1943: Richtiger Winter in Gerolstein

Helmut Großmann, Köln

Blühende Gärten und Wiesen im Frühling, strahlende Sonne im Sommer, bunte Laubbäume und eine reiche Obsternte im Herbst, viel Schnee und eisige Kälte im Winter. So stellt man sich von jeher das Wetter in der Eifel vor. Als Kinder waren wir damit verwöhnt. Wir konnten davon ausgehen, dass es Anfang November zu schneien begann und das Winterwetter bis April des nächsten Jahres anhielt. Tiefer Schnee bedeckte die Wiesen, Fichten und Tannen, die im Herbst ihre Nadeln nicht abwarfen, krümmten sich unter der dicken Schneelast und ihre Äste hingen schneebeladen bis zur Erde. Es war kalt, aber die Landschaft sah herrlich aus. Die Jahreszeiten machten ihren Namen alle Ehre. Unsere heutige durch sauren Regen geschädigte Umwelt kennt solche klaren Winterverhältnisse nicht mehr.

Wir wohnten früher am Rother Weg, außerhalb Gerolsteins. Heute heißt die Straße „Zum Sandborn". Nur wenige Häuser standen damals in dieser noch abgelegenen Gegend. Wir Kinder hatten einen sehr langen Schulweg, der besonders im kalten Winter noch viel länger schien. Die Gemeinde Gerolstein besaß einen Schneepflug, der vor einen Traktor montiert werden konnte und von einem Gerolsteiner Bauern gefahren wurde. Bei starken Schneefällen räumte er zuerst die Hauptstraßen. Das war wichtig für einen reibungslosen Autoverkehr. Nebenstraßen, zu denen auch unsere gehörte, kamen erst später dran. Das war aber für uns Kinder, die früh zur Schule mussten, viel zu spät. Ich erinnere mich noch ganz genau daran, dass es damals in einer Nacht besonders stark geschneit hatte. Der Schnee war bis zur Haustür so stark verweht, dass wir kaum aus dem Haus kamen.
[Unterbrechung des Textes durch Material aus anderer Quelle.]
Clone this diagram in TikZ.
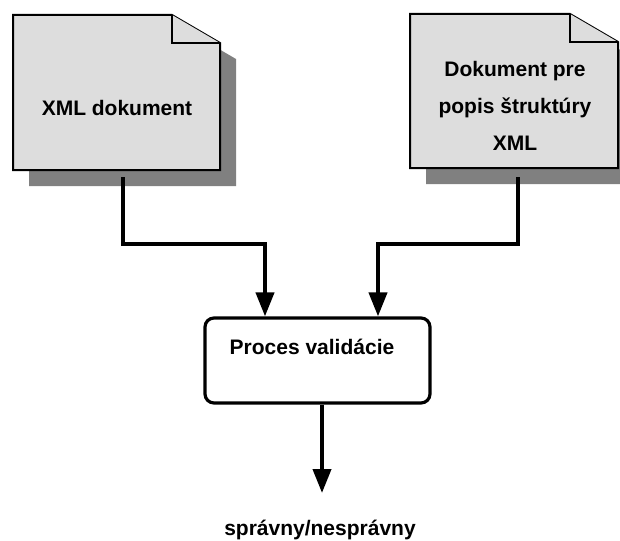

Deshalb hatten wir auch im Winter direkt hinter der Haustür im Flur Schaufel und Besen platziert. An diesem Morgen, besorgt durch den heftigen Schneefall, war meine Mutter besonders früh aufgestanden. Sie schaufelte erst einen Pfad von der Haustür zur Straße. Als sie aber sah, dass der Schneepflug die Straße noch nicht geräumt hatte, zog sie sich eine Jacke über und begann von unserem Haus bis zur Straßenmündung einen Fußweg freizuschaufeln. Diese Straße war eine der ersten, die vom Schneepflug geräumt wurde. Bis zur Kreuzung war es bestimmt einen Kilometer weit. Meine Mutter war mit dem Pfad im hohen Schnee gerade fertig, als es für mich Zeit war zur Schule zu gehen. Zusammen mit den Nachbarskindern konnten wir im Gänsemarsch durch diese schmale Gasse bis zur geräumten Hauptstraße gehen. Meine Mutter tat das von da an des Öfteren, denn in dieser Zeit schneite es noch regelmäßig und stark. Es war eine schwere Arbeit für eine Frau, die sie für ihre Kinder ganz selbstverständlich leistete. Nie habe ich sie klagen gehört. Der Schnee musste weg, sonst wären wir Kinder zu spät in die Schule gekommen. Das war für sie undenkbar, das ließ sie nicht zu. Ich glaube heute würden allerlei Ausreden gesucht und gefunden werden, um an einer solch schweren Arbeit vorbeizukommen. Man würde beim Amt anrufen, vielleicht auch die Kinder vom Unterricht entschuldigen. Meine Mutter war stets guter Dinge bei der schweren Arbeit. Sie war abgehärtet und trotzte dem kalten Winterwetter.

Wer kann das heute noch von sich behaupten? Ich kann heute nur darüber staunen und bin ihr für ihre guten Taten unendlich dankbar.